GOAL: Extract, exactly, the lines from the line containing "Give me the matplotlib source for this chart." to the line containing "123.73, 128.31, 132.65, 135.86, 140.05]", with both lines included and any pictures left out.
#### DATA SECTION ####
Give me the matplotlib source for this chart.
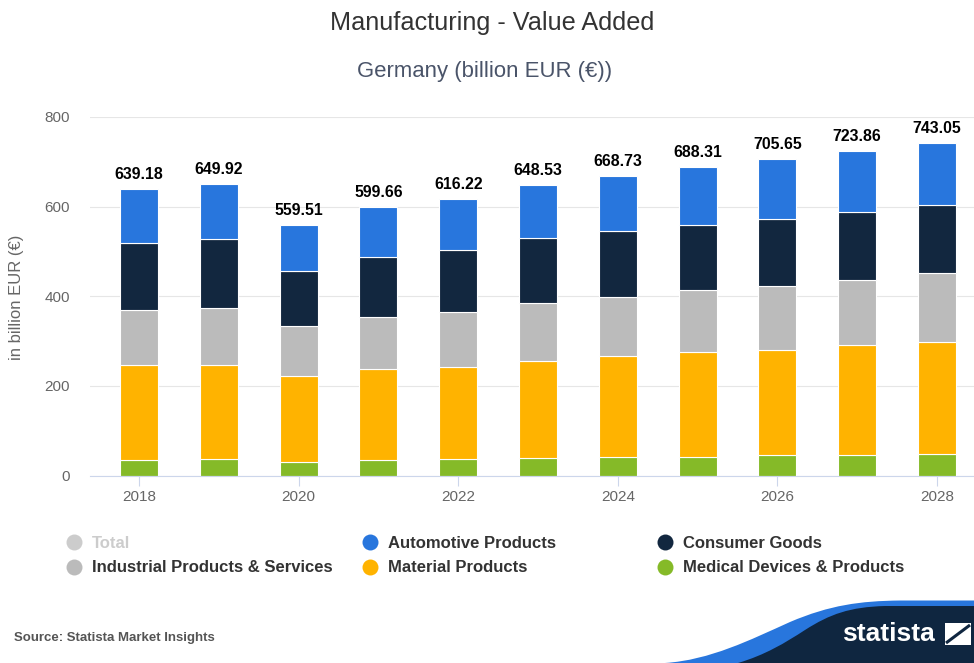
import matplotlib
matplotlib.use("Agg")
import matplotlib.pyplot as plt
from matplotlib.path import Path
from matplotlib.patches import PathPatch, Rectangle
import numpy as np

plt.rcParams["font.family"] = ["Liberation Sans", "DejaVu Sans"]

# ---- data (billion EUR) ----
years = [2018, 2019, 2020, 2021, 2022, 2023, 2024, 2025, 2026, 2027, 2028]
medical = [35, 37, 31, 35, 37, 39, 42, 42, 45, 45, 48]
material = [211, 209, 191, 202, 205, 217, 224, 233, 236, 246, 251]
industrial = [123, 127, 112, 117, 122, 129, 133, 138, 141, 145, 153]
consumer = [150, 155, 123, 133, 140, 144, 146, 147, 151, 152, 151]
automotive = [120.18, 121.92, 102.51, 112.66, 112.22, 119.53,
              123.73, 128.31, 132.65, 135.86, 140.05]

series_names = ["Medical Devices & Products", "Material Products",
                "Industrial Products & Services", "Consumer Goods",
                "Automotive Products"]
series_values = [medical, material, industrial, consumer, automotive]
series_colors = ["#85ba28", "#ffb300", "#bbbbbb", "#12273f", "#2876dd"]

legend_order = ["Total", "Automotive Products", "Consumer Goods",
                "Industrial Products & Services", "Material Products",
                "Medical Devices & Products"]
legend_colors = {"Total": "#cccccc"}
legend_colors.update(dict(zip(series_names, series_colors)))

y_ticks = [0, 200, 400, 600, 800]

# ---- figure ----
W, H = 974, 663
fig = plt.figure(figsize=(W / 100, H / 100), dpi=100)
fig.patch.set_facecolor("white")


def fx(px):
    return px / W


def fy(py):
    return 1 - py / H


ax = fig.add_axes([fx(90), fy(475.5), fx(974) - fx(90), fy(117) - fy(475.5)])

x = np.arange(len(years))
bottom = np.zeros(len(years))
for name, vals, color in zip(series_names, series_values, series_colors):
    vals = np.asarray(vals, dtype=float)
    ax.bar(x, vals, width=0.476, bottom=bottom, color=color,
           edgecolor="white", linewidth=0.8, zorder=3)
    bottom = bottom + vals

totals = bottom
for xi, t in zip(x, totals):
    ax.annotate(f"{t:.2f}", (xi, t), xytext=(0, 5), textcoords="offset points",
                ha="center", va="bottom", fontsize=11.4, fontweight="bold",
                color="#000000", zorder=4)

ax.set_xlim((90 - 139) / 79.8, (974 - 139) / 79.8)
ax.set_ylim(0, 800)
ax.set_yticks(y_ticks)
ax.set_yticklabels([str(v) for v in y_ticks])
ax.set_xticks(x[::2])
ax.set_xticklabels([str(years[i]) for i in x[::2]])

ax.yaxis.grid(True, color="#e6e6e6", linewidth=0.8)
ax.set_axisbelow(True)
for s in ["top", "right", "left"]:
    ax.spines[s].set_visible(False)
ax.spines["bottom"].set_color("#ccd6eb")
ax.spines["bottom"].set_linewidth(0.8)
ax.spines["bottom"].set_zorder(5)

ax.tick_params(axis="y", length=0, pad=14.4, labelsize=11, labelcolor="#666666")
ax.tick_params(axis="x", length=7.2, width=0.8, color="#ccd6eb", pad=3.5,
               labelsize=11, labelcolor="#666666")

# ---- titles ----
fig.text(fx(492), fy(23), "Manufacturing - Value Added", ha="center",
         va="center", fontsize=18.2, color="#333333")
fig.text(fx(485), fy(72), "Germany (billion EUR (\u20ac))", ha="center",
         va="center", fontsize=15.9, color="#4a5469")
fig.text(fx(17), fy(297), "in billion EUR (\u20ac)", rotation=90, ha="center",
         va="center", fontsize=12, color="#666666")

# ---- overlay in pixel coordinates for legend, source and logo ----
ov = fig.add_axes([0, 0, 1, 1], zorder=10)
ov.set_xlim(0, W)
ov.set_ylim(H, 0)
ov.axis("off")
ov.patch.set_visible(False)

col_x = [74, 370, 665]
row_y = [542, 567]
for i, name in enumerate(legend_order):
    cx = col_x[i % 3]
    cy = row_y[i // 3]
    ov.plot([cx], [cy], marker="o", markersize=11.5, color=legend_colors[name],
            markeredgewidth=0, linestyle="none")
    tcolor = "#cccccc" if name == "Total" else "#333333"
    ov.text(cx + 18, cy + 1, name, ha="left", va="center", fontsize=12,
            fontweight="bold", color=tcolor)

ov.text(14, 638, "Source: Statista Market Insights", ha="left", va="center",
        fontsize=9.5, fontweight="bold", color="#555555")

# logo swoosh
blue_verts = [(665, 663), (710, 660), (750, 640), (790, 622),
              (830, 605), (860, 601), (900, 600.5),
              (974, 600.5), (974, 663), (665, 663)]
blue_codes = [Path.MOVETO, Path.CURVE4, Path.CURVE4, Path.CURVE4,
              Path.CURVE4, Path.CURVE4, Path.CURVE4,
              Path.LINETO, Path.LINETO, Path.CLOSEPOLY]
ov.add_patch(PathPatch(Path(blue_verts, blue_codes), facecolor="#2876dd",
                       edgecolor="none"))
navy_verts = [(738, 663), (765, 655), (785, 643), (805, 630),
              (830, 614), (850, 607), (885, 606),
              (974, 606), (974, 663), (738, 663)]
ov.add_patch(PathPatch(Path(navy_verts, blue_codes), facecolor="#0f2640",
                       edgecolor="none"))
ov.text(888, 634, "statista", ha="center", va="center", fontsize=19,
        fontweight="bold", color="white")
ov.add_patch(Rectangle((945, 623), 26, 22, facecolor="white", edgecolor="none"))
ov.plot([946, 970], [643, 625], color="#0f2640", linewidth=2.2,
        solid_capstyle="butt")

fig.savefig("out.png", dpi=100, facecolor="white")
####
#### DATA SECTION ####
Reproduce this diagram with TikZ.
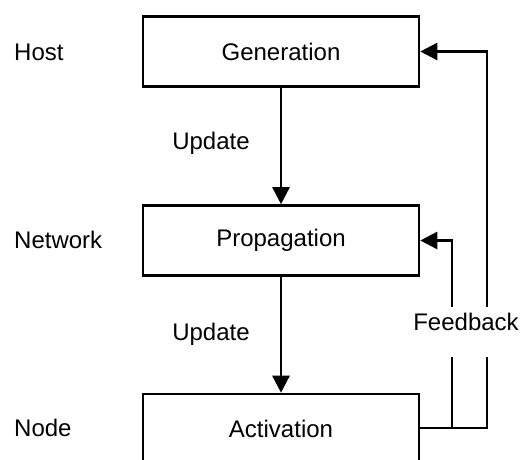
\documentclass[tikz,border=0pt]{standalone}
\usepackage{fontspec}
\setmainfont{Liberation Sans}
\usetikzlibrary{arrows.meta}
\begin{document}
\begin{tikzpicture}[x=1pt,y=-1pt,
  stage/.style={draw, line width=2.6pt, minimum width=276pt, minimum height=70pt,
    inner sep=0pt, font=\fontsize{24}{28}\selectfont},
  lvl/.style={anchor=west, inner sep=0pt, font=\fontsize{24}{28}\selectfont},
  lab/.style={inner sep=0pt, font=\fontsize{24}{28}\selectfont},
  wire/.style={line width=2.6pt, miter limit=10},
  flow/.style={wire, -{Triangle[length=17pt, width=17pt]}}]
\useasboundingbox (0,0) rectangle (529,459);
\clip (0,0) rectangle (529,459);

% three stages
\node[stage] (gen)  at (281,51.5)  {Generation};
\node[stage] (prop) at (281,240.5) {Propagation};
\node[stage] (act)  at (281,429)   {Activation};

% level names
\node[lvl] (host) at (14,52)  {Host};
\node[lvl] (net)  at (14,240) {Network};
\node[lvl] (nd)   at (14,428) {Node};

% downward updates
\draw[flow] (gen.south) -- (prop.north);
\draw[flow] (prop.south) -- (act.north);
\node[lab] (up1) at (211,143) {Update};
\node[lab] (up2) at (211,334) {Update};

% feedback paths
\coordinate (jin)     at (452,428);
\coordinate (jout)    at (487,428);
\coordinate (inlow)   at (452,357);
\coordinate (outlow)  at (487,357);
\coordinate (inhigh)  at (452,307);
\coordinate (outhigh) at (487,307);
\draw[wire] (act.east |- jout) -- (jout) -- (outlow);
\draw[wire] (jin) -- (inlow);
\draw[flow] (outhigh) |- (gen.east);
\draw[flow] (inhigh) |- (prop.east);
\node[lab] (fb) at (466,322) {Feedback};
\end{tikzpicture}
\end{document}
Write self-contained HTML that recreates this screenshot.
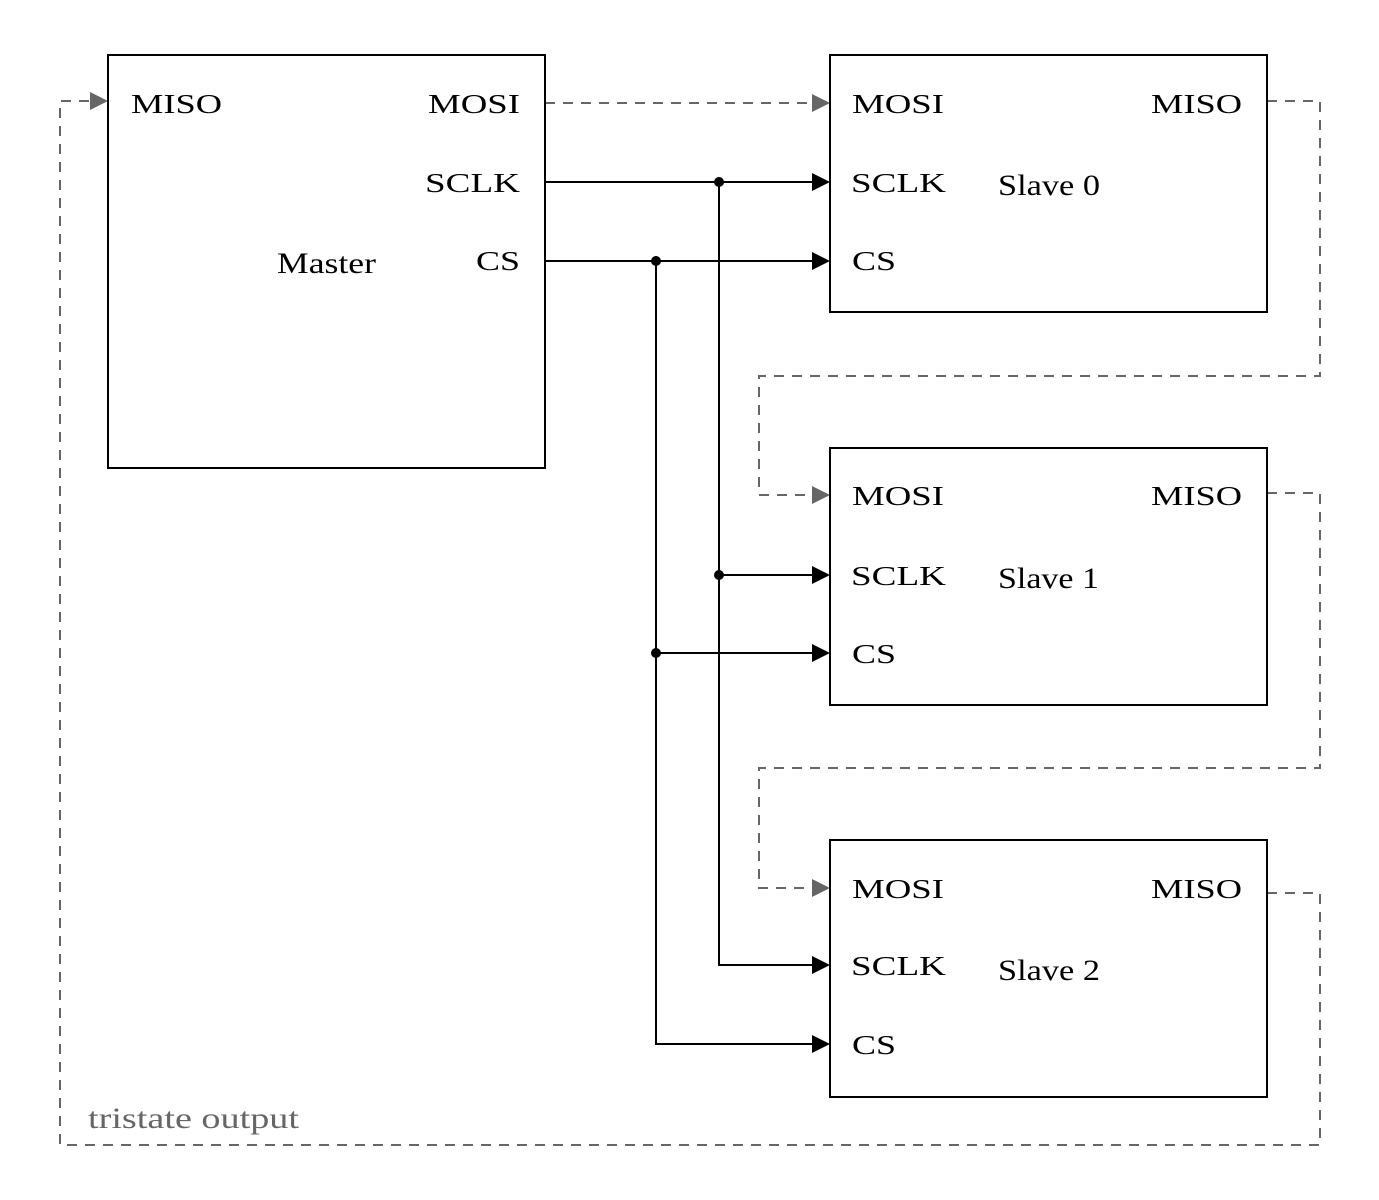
####
FINISHED EXERCISE:
Give me the matplotlib source for this chart.
import matplotlib
matplotlib.use("Agg")
import matplotlib.pyplot as plt
from matplotlib.path import Path
from matplotlib.patches import PathPatch, Rectangle
import numpy as np

plt.rcParams["font.family"] = ["Liberation Sans", "DejaVu Sans"]

# ---- data (billion EUR) ----
years = [2018, 2019, 2020, 2021, 2022, 2023, 2024, 2025, 2026, 2027, 2028]
medical = [35, 37, 31, 35, 37, 39, 42, 42, 45, 45, 48]
material = [211, 209, 191, 202, 205, 217, 224, 233, 236, 246, 251]
industrial = [123, 127, 112, 117, 122, 129, 133, 138, 141, 145, 153]
consumer = [150, 155, 123, 133, 140, 144, 146, 147, 151, 152, 151]
automotive = [120.18, 121.92, 102.51, 112.66, 112.22, 119.53,
              123.73, 128.31, 132.65, 135.86, 140.05]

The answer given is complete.